══ Raw data

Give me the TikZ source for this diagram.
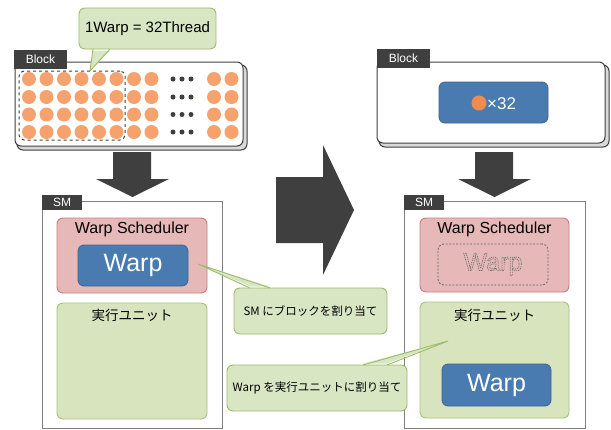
\documentclass[tikz,border=0pt]{standalone}
\usepackage{fontspec}
\setmainfont{Liberation Sans}
\newfontfamily\jpfont{Noto Sans CJK JP}

\definecolor{dark}{HTML}{3F3F3F}
\definecolor{edgegray}{HTML}{7F7F7F}
\definecolor{shadowgray}{HTML}{D9D9D9}
\definecolor{thread}{HTML}{F5A26E}
\definecolor{threadone}{HTML}{EE8B4F}
\definecolor{warpblue}{HTML}{4A7BB0}
\definecolor{warpedge}{HTML}{41648F}
\definecolor{schedfill}{HTML}{E6B9B8}
\definecolor{schededge}{HTML}{D47A7A}
\definecolor{unitfill}{HTML}{D7E4BD}
\definecolor{unitedge}{HTML}{A9C382}
\definecolor{notefill}{HTML}{D9E6C4}
\definecolor{noteedge}{HTML}{9DBB6A}

% outlined, dashed glyphs for the empty warp slot
\newcommand{\ghosttext}[1]{\special{pdf:literal direct 1 Tr 0.7 w [1.3 0.9] 0 d 0.45 G}#1\special{pdf:literal direct 0 Tr [] 0 d}}

\begin{document}
\begin{tikzpicture}[x=1pt,y=-1pt,
  box/.style={anchor=north west,inner sep=0pt,outer sep=0pt},
  blockback/.style={box,draw=dark,line width=1pt,fill=shadowgray,rounded corners=6pt},
  blockfront/.style={box,draw=dark,line width=1pt,fill=white,rounded corners=6pt},
  tabbox/.style={box,fill=dark,text=white,font=\fontsize{12}{14}\selectfont},
  smbox/.style={box,draw=edgegray,line width=0.9pt,fill=white},
  schedbox/.style={box,draw=schededge,line width=0.9pt,fill=schedfill,rounded corners=6pt},
  unitbox/.style={box,draw=unitedge,line width=0.9pt,fill=unitfill,rounded corners=6pt},
  warpbox/.style={box,draw=warpedge,line width=0.8pt,fill=warpblue,rounded corners=6pt},
  warplabel/.style={text=white,font=\fontsize{25}{28}\selectfont},
  titlelabel/.style={font=\fontsize{16}{18}\selectfont,text=black},
  unitlabel/.style={font=\jpfont\fontsize{13.5}{16}\selectfont,text=black},
  notebox/.style={box,draw=noteedge,line width=0.9pt,fill=notefill,rounded corners=6pt},
  notetext/.style={font=\jpfont\fontsize{11.5}{14}\selectfont,text=black},
  threaddot/.style={circle,fill=thread,inner sep=0pt,minimum size=14pt},
  smalldot/.style={circle,fill=dark,inner sep=0pt,minimum size=5pt},
  bigarrow/.style={fill=dark,draw=none}
]
\useasboundingbox (0,0) rectangle (611,429);

% ---------------- left block with all threads ----------------
\node[blockback,minimum width=230pt,minimum height=85pt] (blkLback) at (17,65) {};
\node[blockfront,minimum width=228pt,minimum height=84pt] (blkL) at (15,62) {};
\node[tabbox,minimum width=53pt,minimum height=19pt] (blkLtab) at (14,50) {Block};

\foreach \cx [count=\i] in {29,46.5,64,81.5,99,116.5,134,151.5,214,231.5}
  \foreach \cy [count=\j] in {79,97,114.5,132}
    \node[threaddot] (t\i-\j) at (\cx,\cy) {};
\foreach \cy [count=\j] in {79,97,114.5,132}
  \foreach \cx [count=\k] in {173,182,191}
    \node[smalldot] (d\k-\j) at (\cx,\cy) {};

\node[box,draw=dark,dashed,line width=1pt,rounded corners=5pt,
      minimum width=106pt,minimum height=69pt] (warpgroup) at (19,71) {};

% callout: 1 warp = 32 threads
\node[notebox,minimum width=137pt,minimum height=41pt] (noteA) at (79,8) {};
\node[font=\fontsize{15}{17}\selectfont] (noteAtext) at (noteA.center) {1Warp = 32Thread};
\coordinate (noteAtip) at (90,71);
\coordinate (noteAb1) at (93,49);
\coordinate (noteAb2) at (110,49);
\fill[notefill] ([yshift=-1.5pt]noteAb1) -- (noteAtip) -- ([yshift=-1.5pt]noteAb2) -- cycle;
\draw[noteedge,line width=0.9pt,line join=round] (noteAb1) -- (noteAtip) -- (noteAb2);

% ---------------- right block: one warp of 32 ----------------
\node[blockback,minimum width=230pt,minimum height=82pt] (blkRback) at (379,65) {};
\node[blockfront,minimum width=228pt,minimum height=81pt] (blkR) at (377,62) {};
\node[tabbox,minimum width=53pt,minimum height=19pt] (blkRtab) at (377,49) {Block};
\node[warpbox,minimum width=109pt,minimum height=41pt] (warpR) at (439,82) {};
\node[circle,fill=threadone,inner sep=0pt,minimum size=15pt] (oneThread) at (479,103) {};
\node[anchor=west,inner sep=0pt,text=white,font=\fontsize{17}{19}\selectfont] (times32) at (487,103.5) {×32};

% ---------------- arrows ----------------
\fill[bigarrow] (113,152) -- (151,152) -- (151,179) -- (169,179) -- (132.5,197)
  -- (96,179) -- (113,179) -- cycle;
\fill[bigarrow] (475,152) -- (513,152) -- (513,179) -- (531,179) -- (494.5,197)
  -- (458,179) -- (475,179) -- cycle;
\fill[bigarrow] (276,177) -- (323,177) -- (323,145) -- (354,210) -- (323,275)
  -- (323,243) -- (276,243) -- cycle;

% ---------------- left SM ----------------
\node[smbox,minimum width=180pt,minimum height=227pt] (smL) at (42,201) {};
\node[tabbox,minimum width=40pt,minimum height=15pt] (smLtab) at (42,195) {SM};
\node[schedbox,minimum width=150pt,minimum height=75pt] (schedL) at (57,218) {};
\node[titlelabel] (schedLtext) at (132,229.5) {Warp Scheduler};
\node[warpbox,minimum width=110pt,minimum height=41pt] (warpL) at (78,245) {};
\node[warplabel] (warpLtext) at (warpL.center) {Warp};
\node[unitbox,minimum width=150pt,minimum height=116pt] (unitL) at (57,303) {};
\node[unitlabel] (unitLtext) at (132,315) {実行ユニット};

% ---------------- right SM ----------------
\node[smbox,minimum width=181pt,minimum height=227pt] (smR) at (404,201) {};
\node[tabbox,minimum width=40pt,minimum height=15pt] (smRtab) at (404,195) {SM};
\node[schedbox,minimum width=149pt,minimum height=74pt] (schedR) at (420,218) {};
\node[titlelabel] (schedRtext) at (494.5,229) {Warp Scheduler};
\node[box,draw=edgegray!80!black,dashed,line width=0.8pt,dash pattern=on 2pt off 1.5pt,
      rounded corners=6pt,minimum width=110pt,minimum height=41pt] (ghostR) at (438,244) {};
\node[text=schedfill,font=\fontsize{25}{28}\selectfont] (ghostRtext) at (ghostR.center) {\ghosttext{Warp}};
\node[unitbox,minimum width=149pt,minimum height=116pt] (unitR) at (420,302) {};
\node[unitlabel] (unitRtext) at (494.5,315) {実行ユニット};
\node[warpbox,minimum width=109pt,minimum height=42pt] (warpR2) at (442,364) {};
\node[warplabel] (warpR2text) at (warpR2.center) {Warp};

% callout: block assigned to SM
\node[notebox,minimum width=153pt,minimum height=46pt] (noteB) at (234,288) {};
\node[notetext] (noteBtext) at (noteB.center) {SM にブロックを割り当て};
\coordinate (noteBtip) at (198,264);
\coordinate (noteBb1) at (250,288);
\coordinate (noteBb2) at (270,288);
\fill[notefill] ([yshift=1.5pt]noteBb1) -- (noteBtip) -- ([yshift=1.5pt]noteBb2) -- cycle;
\draw[noteedge,line width=0.9pt,line join=round] (noteBb1) -- (noteBtip) -- (noteBb2);

% callout: warp assigned to execution unit
\node[notebox,minimum width=180pt,minimum height=46pt] (noteC) at (227,365) {};
\node[notetext] (noteCtext) at (noteC.center) {Warp を実行ユニットに割り当て};
\coordinate (noteCtip) at (448,341);
\coordinate (noteCb1) at (363,365);
\coordinate (noteCb2) at (387,365);
\fill[notefill] ([yshift=1.5pt]noteCb1) -- (noteCtip) -- ([yshift=1.5pt]noteCb2) -- cycle;
\draw[noteedge,line width=0.9pt,line join=round] (noteCb1) -- (noteCtip) -- (noteCb2);
\end{tikzpicture}
\end{document}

════

- **Exercise instructions**
Go from the first line of the listing to the line holding "direct 1 Tr" and, please, transcribe those lines exactly, both included, with no pictures.

- **Correct answer**
Give me the TikZ source for this diagram.
\documentclass[tikz,border=0pt]{standalone}
\usepackage{fontspec}
\setmainfont{Liberation Sans}
\newfontfamily\jpfont{Noto Sans CJK JP}

\definecolor{dark}{HTML}{3F3F3F}
\definecolor{edgegray}{HTML}{7F7F7F}
\definecolor{shadowgray}{HTML}{D9D9D9}
\definecolor{thread}{HTML}{F5A26E}
\definecolor{threadone}{HTML}{EE8B4F}
\definecolor{warpblue}{HTML}{4A7BB0}
\definecolor{warpedge}{HTML}{41648F}
\definecolor{schedfill}{HTML}{E6B9B8}
\definecolor{schededge}{HTML}{D47A7A}
\definecolor{unitfill}{HTML}{D7E4BD}
\definecolor{unitedge}{HTML}{A9C382}
\definecolor{notefill}{HTML}{D9E6C4}
\definecolor{noteedge}{HTML}{9DBB6A}

% outlined, dashed glyphs for the empty warp slot
\newcommand{\ghosttext}[1]{\special{pdf:literal direct 1 Tr 0.7 w [1.3 0.9] 0 d 0.45 G}#1\special{pdf:literal direct 0 Tr [] 0 d}}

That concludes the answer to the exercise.